**EXERCISE REQUIREMENTS**
Only lines with the word "matplotlib" are needed; collect each of them from the listing below.

**DATA SEGMENT**

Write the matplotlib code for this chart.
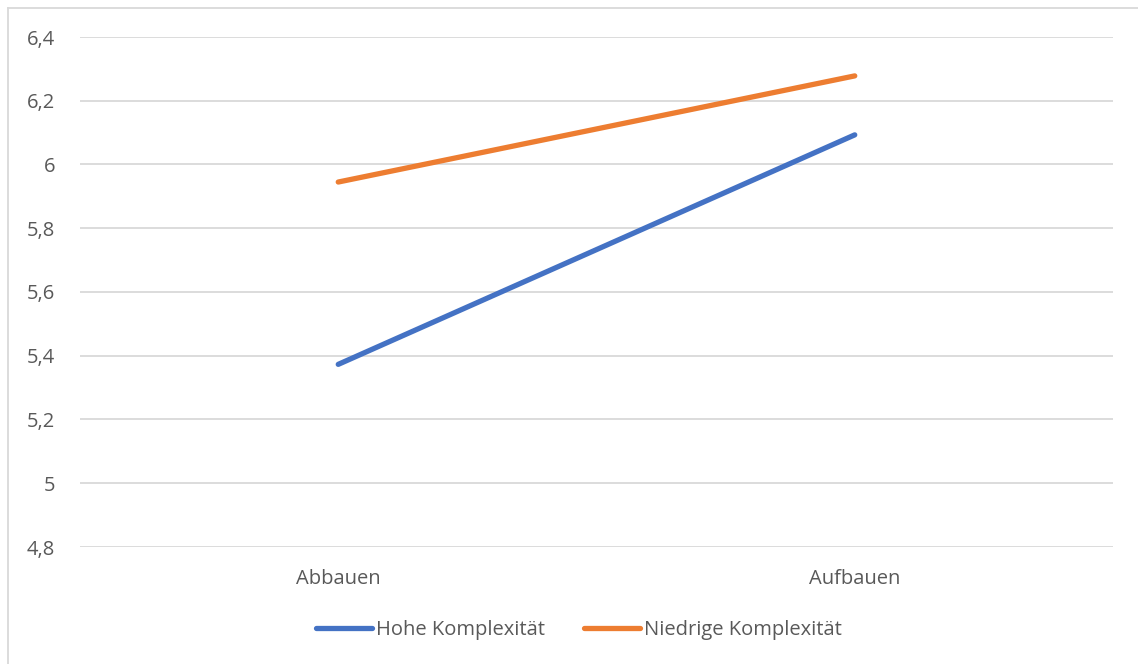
import matplotlib.pyplot as plt
from matplotlib.lines import Line2D

categories = ['Abbauen', 'Aufbauen']
hohe = [5.373, 6.093]
niedrige = [5.945, 6.278]
series_names = ['Hohe Komplexität', 'Niedrige Komplexität']
yticks = [4.8, 5.0, 5.2, 5.4, 5.6, 5.8, 6.0, 6.2, 6.4]
ytick_labels = ['4,8', '5', '5,2', '5,4', '5,6', '5,8', '6', '6,2', '6,4']


def main():
    plt.rcParams['font.family'] = ['Open Sans', 'DejaVu Sans']
    text_color = '#595959'
    grid_color = '#d9d9d9'

    fig = plt.figure(figsize=(11.38, 6.64), dpi=100)
    ax = fig.add_axes([80 / 1138, 117 / 664, 1033 / 1138, 510 / 664])

    x = range(len(categories))
    ax.plot(x, hohe, color='#4472c4', lw=3.8, solid_capstyle='round', label=series_names[0])
    ax.plot(x, niedrige, color='#ed7d31', lw=3.8, solid_capstyle='round', label=series_names[1])

    ax.set_xlim(-0.5, 1.5)
    ax.set_ylim(4.8, 6.4)
    ax.set_yticks(yticks)
    ax.set_yticklabels(ytick_labels)
    ax.set_xticks(list(x))
    ax.set_xticklabels(categories)
    ax.tick_params(axis='both', length=0, labelsize=14.5, colors=text_color)
    ax.tick_params(axis='y', pad=18)
    ax.tick_params(axis='x', pad=16)
    ax.grid(axis='y', color=grid_color, lw=1.3)
    ax.set_axisbelow(True)
    for s in ax.spines.values():
        s.set_visible(False)

    ax.legend(loc='center', bbox_to_anchor=(579 / 1138, 34 / 664), bbox_transform=fig.transFigure,
              ncol=2, frameon=False, fontsize=14.5, handlelength=2.8, handletextpad=0.2,
              columnspacing=1.9, labelcolor=text_color)

    # Rahmen links und oben
    fig.add_artist(Line2D([8 / 1138, 8 / 1138], [0, 656 / 664], color=grid_color, lw=1.3,
                          transform=fig.transFigure))
    fig.add_artist(Line2D([8 / 1138, 1], [656 / 664, 656 / 664], color=grid_color, lw=1.3,
                          transform=fig.transFigure))

    plt.savefig('out.png', dpi=100)
    plt.close()


if __name__ == "__main__":
    main()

**WRITTEN RESPONSE**
Write the matplotlib code for this chart.
import matplotlib.pyplot as plt
from matplotlib.lines import Line2D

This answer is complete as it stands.